McNamara was first approached to work on the Shard by Irvine Sellar in 2007 while still working at White City. “I was very close to going then, but after talking to Peter Miller I really wanted to stay and finish the project at White City,” he says. When the project wrapped in the first quarter of 2009, McNamara admits he could have stayed with Westfield, but felt it was time for something new, so joined Sellar’s team working on the London Bridge project.
“I was brought in to work on the News Building originally and I took on a lot of the public transport and realm works needed for the Olympics,” he recalls. Sellar project manager Bernard Ainsworth was originally in charge of the Shard but made the decision to step back from the day-to-day running of the site, says McNamara. “Bernard was taking a step back with an eye on retiring,” he says with a laugh, “something he still hasn’t done. So I transitioned into managing more of the day-to-day aspects of the job.”

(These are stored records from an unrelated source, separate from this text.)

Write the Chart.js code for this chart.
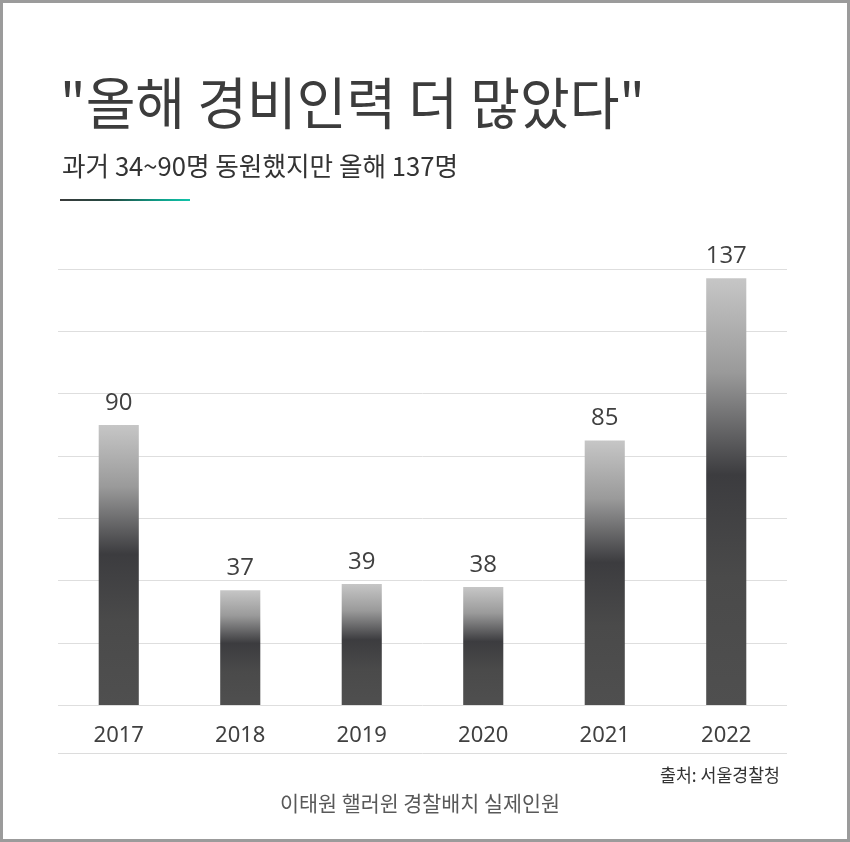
<!DOCTYPE html>
<html>
<head>
<meta charset="utf-8">
<script src="https://cdn.jsdelivr.net/npm/chart.js@4.4.0/dist/chart.umd.min.js"></script>
<style>
  html, body { margin: 0; padding: 0; background: #fff; }
  #wrap { position: relative; width: 850px; height: 842px; }
</style>
</head>
<body>
<div id="wrap"><canvas id="chart"></canvas></div>
<script>
// data
const years = ['2017', '2018', '2019', '2020', '2021', '2022'];
const officers = [90, 37, 39, 38, 85, 137];
const yMax = 140;
const yStep = 20;

const titleText = '"올해 경비인력 더 많았다"';
const subtitleText = '과거 34~90명 동원했지만 올해 137명';
const sourceText = '출처: 서울경찰청';
const footerText = '이태원 핼러윈 경찰배치 실제인원';

const KR = "'Noto Sans CJK KR', 'Noto Sans', sans-serif";

// draws text squeezed to a given width (the original uses a narrow font)
function fitText(c, text, x, y, width, align) {
  const w = c.measureText(text).width;
  c.save();
  c.translate(x, y);
  c.scale(width / w, 1);
  c.textAlign = align;
  c.fillText(text, 0, 0);
  c.restore();
}

const decor = {
  id: 'decor',
  beforeDraw(chart) {
    const c = chart.ctx;
    c.save();
    c.fillStyle = '#fff';
    c.fillRect(0, 0, chart.width, chart.height);
    c.restore();
  },
  afterDraw(chart) {
    const c = chart.ctx;
    const area = chart.chartArea;
    c.save();
    c.textBaseline = 'middle';

    c.fillStyle = '#3c3c3c';
    c.font = '400 56px ' + KR;
    fitText(c, titleText, 60, 103, 585, 'left');

    c.fillStyle = '#333';
    c.font = '400 26px ' + KR;
    fitText(c, subtitleText, 62, 166, 396, 'left');

    const g = c.createLinearGradient(60, 0, 190, 0);
    g.addColorStop(0, '#3a3a3a');
    g.addColorStop(0.4, '#234a42');
    g.addColorStop(0.75, '#0f9c86');
    g.addColorStop(1, '#12c4ab');
    c.fillStyle = g;
    c.fillRect(60, 199, 130, 2);

    c.strokeStyle = '#dcdcdc';
    c.lineWidth = 1;
    c.beginPath();
    c.moveTo(area.left, 753.5);
    c.lineTo(area.right, 753.5);
    c.stroke();

    c.fillStyle = '#333';
    c.font = '400 18px ' + KR;
    fitText(c, sourceText, 780, 775, 120, 'right');

    c.fillStyle = '#595959';
    c.font = '400 21px ' + KR;
    fitText(c, footerText, 420, 803, 280, 'center');

    c.strokeStyle = '#9b9b9b';
    c.lineWidth = 4;
    c.strokeRect(1, 1, chart.width - 2, chart.height - 2);
    c.restore();
  }
};

const valueLabels = {
  id: 'valueLabels',
  afterDatasetsDraw(chart) {
    const c = chart.ctx;
    const meta = chart.getDatasetMeta(0);
    c.save();
    c.fillStyle = '#404040';
    c.font = "400 24px 'Open Sans', sans-serif";
    c.textAlign = 'center';
    c.textBaseline = 'middle';
    meta.data.forEach((bar, i) => {
      c.fillText(String(officers[i]), bar.x, bar.y - 22);
    });
    c.restore();
  }
};

function barFill(ctx) {
  const chart = ctx.chart;
  if (!chart.chartArea) return '#555';
  const y = chart.scales.y;
  const top = y.getPixelForValue(ctx.raw);
  const base = y.getPixelForValue(0);
  const g = chart.ctx.createLinearGradient(0, top, 0, base);
  g.addColorStop(0, '#c6c6c6');
  g.addColorStop(0.22, '#9a9a9a');
  g.addColorStop(0.46, '#3c3c3f');
  g.addColorStop(0.7, '#4a4a4a');
  g.addColorStop(1, '#4f4f4f');
  return g;
}

new Chart(document.getElementById('chart'), {
  type: 'bar',
  data: {
    labels: years,
    datasets: [{
      data: officers,
      backgroundColor: barFill,
      borderWidth: 0,
      barPercentage: 0.33,
      categoryPercentage: 1
    }]
  },
  options: {
    responsive: true,
    maintainAspectRatio: false,
    animation: false,
    events: [],
    layout: { padding: { left: 58, right: 63, top: 269, bottom: 76 } },
    plugins: {
      legend: { display: false },
      tooltip: { enabled: false }
    },
    scales: {
      x: {
        grid: { display: false, drawTicks: false },
        border: { display: false },
        ticks: {
          color: '#404040',
          padding: 17,
          font: { family: "'Noto Sans', sans-serif", size: 22 }
        }
      },
      y: {
        min: 0,
        max: yMax,
        ticks: { display: false, stepSize: yStep },
        grid: { color: '#dedede', lineWidth: 1, drawTicks: false },
        border: { display: false }
      }
    }
  },
  plugins: [decor, valueLabels]
});
</script>
</body>
</html>
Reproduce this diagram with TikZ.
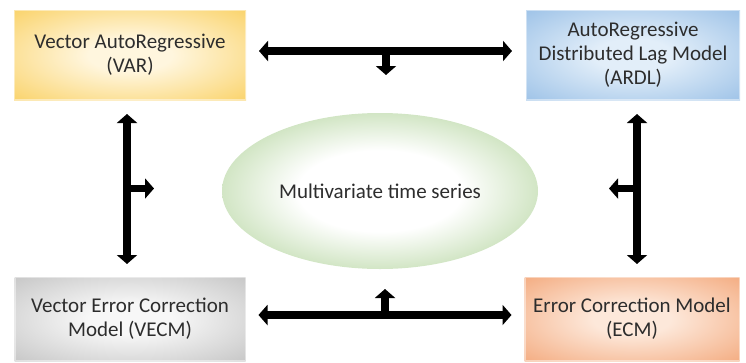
\documentclass[tikz,border=0pt]{standalone}
\usepackage{fontspec}
\setmainfont{Carlito}
\usetikzlibrary{arrows.meta,shapes.geometric}

\definecolor{txt}{RGB}{45,45,45}
\definecolor{yelO}{RGB}{250,212,110}
\definecolor{yelI}{RGB}{255,246,222}
\definecolor{bluO}{RGB}{160,196,232}
\definecolor{bluI}{RGB}{226,238,249}
\definecolor{gryO}{RGB}{200,200,200}
\definecolor{gryI}{RGB}{247,247,247}
\definecolor{orgO}{RGB}{244,174,132}
\definecolor{orgI}{RGB}{253,232,218}
\definecolor{grnO}{RGB}{172,208,148}

% soft radial fills: pale centre, full colour reached near the rim (about 35bp)
\pgfdeclareradialshading{yelshade}{\pgfpoint{0bp}{0bp}}
  {color(0bp)=(yelI); color(9bp)=(yelI); color(35bp)=(yelO); color(50bp)=(yelO)}
\pgfdeclareradialshading{blushade}{\pgfpoint{0bp}{0bp}}
  {color(0bp)=(bluI); color(9bp)=(bluI); color(35bp)=(bluO); color(50bp)=(bluO)}
\pgfdeclareradialshading{gryshade}{\pgfpoint{0bp}{0bp}}
  {color(0bp)=(gryI); color(9bp)=(gryI); color(35bp)=(gryO); color(50bp)=(gryO)}
\pgfdeclareradialshading{orgshade}{\pgfpoint{0bp}{0bp}}
  {color(0bp)=(orgI); color(9bp)=(orgI); color(35bp)=(orgO); color(50bp)=(orgO)}
\pgfdeclareradialshading{grnshade}{\pgfpoint{0bp}{0bp}}
  {color(0bp)=(white); color(13bp)=(white); color(35bp)=(grnO); color(50bp)=(grnO)}

\tikzset{
  labelfont/.style={text=txt, font=\fontsize{21}{24}\selectfont},
  model/.style={rectangle, minimum width=#1, align=center, labelfont, inner sep=0pt,
    draw=white, draw opacity=0.45, line width=2pt},
  bar/.style={line width=7.5pt, draw=black},
  tip/.tip={Triangle[width=20pt,length=9pt]},
  dblarrow/.style={bar, tip-tip},
  onearrow/.style={bar, -tip},
}

\begin{document}
\begin{tikzpicture}[x=1pt,y=-1pt]
  \useasboundingbox (0,0) rectangle (746,362);

  % model boxes
  \node[model=232pt, minimum height=90pt, shading=yelshade]
    (var) at (130,55) {Vector AutoRegressive\\(VAR)};
  \node[model=214pt, minimum height=90pt, shading=blushade]
    (ardl) at (633,55) {AutoRegressive\\Distributed Lag Model\\(ARDL)};
  \node[model=231pt, minimum height=84pt, shading=gryshade]
    (vecm) at (130,319) {Vector Error Correction\\Model (VECM)};
  \node[model=215pt, minimum height=84pt, shading=orgshade]
    (ecm) at (632,319) {Error Correction Model\\(ECM)};

  % central ellipse
  \node[ellipse, minimum width=316pt, minimum height=156pt, inner sep=0pt,
    shading=grnshade, labelfont] (mts) at (380,191) {Multivariate time series};

  % horizontal links
  \draw[dblarrow, shorten <=12pt, shorten >=13pt]
    ([yshift=4pt]var.east) -- coordinate (tmid) ([yshift=4pt]ardl.west);
  \draw[onearrow] (tmid) -- ++(0,24);
  \draw[dblarrow, shorten <=12pt, shorten >=12pt]
    ([yshift=4pt]vecm.east) -- coordinate (bmid) ([yshift=4pt]ecm.west);
  \draw[onearrow] (bmid) -- ++(0,-26);

  % vertical links
  \draw[dblarrow, shorten <=13pt, shorten >=12pt]
    ([xshift=-3pt]var.south) -- coordinate (lmid) ([xshift=-3pt]vecm.north);
  \draw[onearrow] (lmid) -- ++(27,0);
  \draw[dblarrow, shorten <=13pt, shorten >=12pt]
    ([xshift=4pt]ardl.south) -- coordinate (rmid) ([xshift=5pt]ecm.north);
  \draw[onearrow] (rmid) -- ++(-28,0);
\end{tikzpicture}
\end{document}
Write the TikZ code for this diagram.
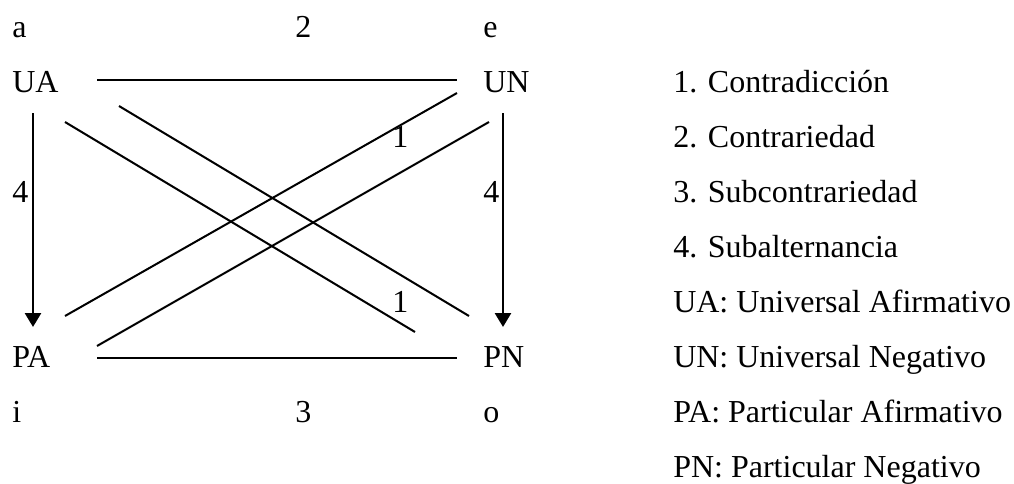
\documentclass[tikz,border=0pt]{standalone}
\usepackage{fontspec}
\setmainfont{Liberation Serif}
\usetikzlibrary{arrows.meta}
\begin{document}
\begin{tikzpicture}[x=0.75pt,y=-0.75pt,
  txt/.style={anchor=base west,inner sep=0pt,font=\fontsize{24}{28}\selectfont},
  conn/.style={line width=1.5pt},
  subarrow/.style={line width=2pt,-{Triangle[length=10.5pt,width=12pt]}}]
\useasboundingbox (0,0) rectangle (1014,483);
% left diagram labels
\node[txt] (a)  at (12,37)  {a};
\node[txt] (l2) at (295,37) {2};
\node[txt] (e)  at (483,37) {e};
\node[txt] (UA) at (12,92)  {UA};
\node[txt] (UN) at (483,92) {UN};
\node[txt] (l1a) at (392,147) {1};
\node[txt] (l4a) at (12,202) {4};
\node[txt] (l4b) at (483,202) {4};
\node[txt] (l1b) at (392,312) {1};
\node[txt] (PA) at (12,367) {PA};
\node[txt] (PN) at (483,367) {PN};
\node[txt] (i)  at (12,422) {i};
\node[txt] (l3) at (295,422) {3};
\node[txt] (o)  at (483,422) {o};
% legend
\node[txt] (g1) at (673,92)  {1. Contradicción};
\node[txt] (g2) at (673,147) {2. Contrariedad};
\node[txt] (g3) at (673,202) {3. Subcontrariedad};
\node[txt] (g4) at (673,257) {4. Subalternancia};
\node[txt] (g5) at (673,312) {UA: Universal Afirmativo};
\node[txt] (g6) at (673,367) {UN: Universal Negativo};
\node[txt] (g7) at (673,422) {PA: Particular Afirmativo};
\node[txt] (g8) at (673,477) {PN: Particular Negativo};
% connector end points
\coordinate (topL) at (97,80);
\coordinate (topR) at (457,80);
\coordinate (botL) at (97,358);
\coordinate (botR) at (457,358);
\coordinate (vLt) at (33,113);
\coordinate (vLb) at (33,327);
\coordinate (vRt) at (503,113);
\coordinate (vRb) at (503,327);
\coordinate (dA1) at (65,122);
\coordinate (dA2) at (415,332);
\coordinate (dB1) at (119,106);
\coordinate (dB2) at (469,316);
\coordinate (dC1) at (457,93);
\coordinate (dC2) at (65,316);
\coordinate (dD1) at (489,122);
\coordinate (dD2) at (97,346);
% connectors
\draw[conn] (topL) -- (topR);
\draw[conn] (botL) -- (botR);
\draw[conn] (dA1) -- (dA2);
\draw[conn] (dB1) -- (dB2);
\draw[conn] (dC1) -- (dC2);
\draw[conn] (dD1) -- (dD2);
\draw[subarrow] (vLt) -- (vLb);
\draw[subarrow] (vRt) -- (vRb);
\end{tikzpicture}
\end{document}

McNamara says he loves seeing the building on the skyline when driving around London. He attributes the project’s success largely to the input of Irvine Sellar himself and architect Renzo Piano, as well as to contractor Mace’s commitment to getting it done. The scheme was Mace’s first as main contractor. “Mace’s appointment did surprise some, but they were the only firm who confidently came forward with a price and said ‘we can do this’,” says McNamara. “Gareth Lewis [chief operating officer] was on site full-time and the job had the attention of Steve Pycroft [chief executive] so any hurdle was cleared.”
While keen to share the glory with others, McNamara can’t hide from the achievement of managing the construction of London’s tallest building. “Of course I’m incredibly proud,” he says of the Shard: “It redefined London.”
McNamara’s passion for the industry is obvious: he lives and breathes it. It offers endless opportunities, he says: “Everything is open to you. If what you want to do is run major industry projects then you can do that – you just have to be prepared to work for it. If you do that, the sky is the limit.”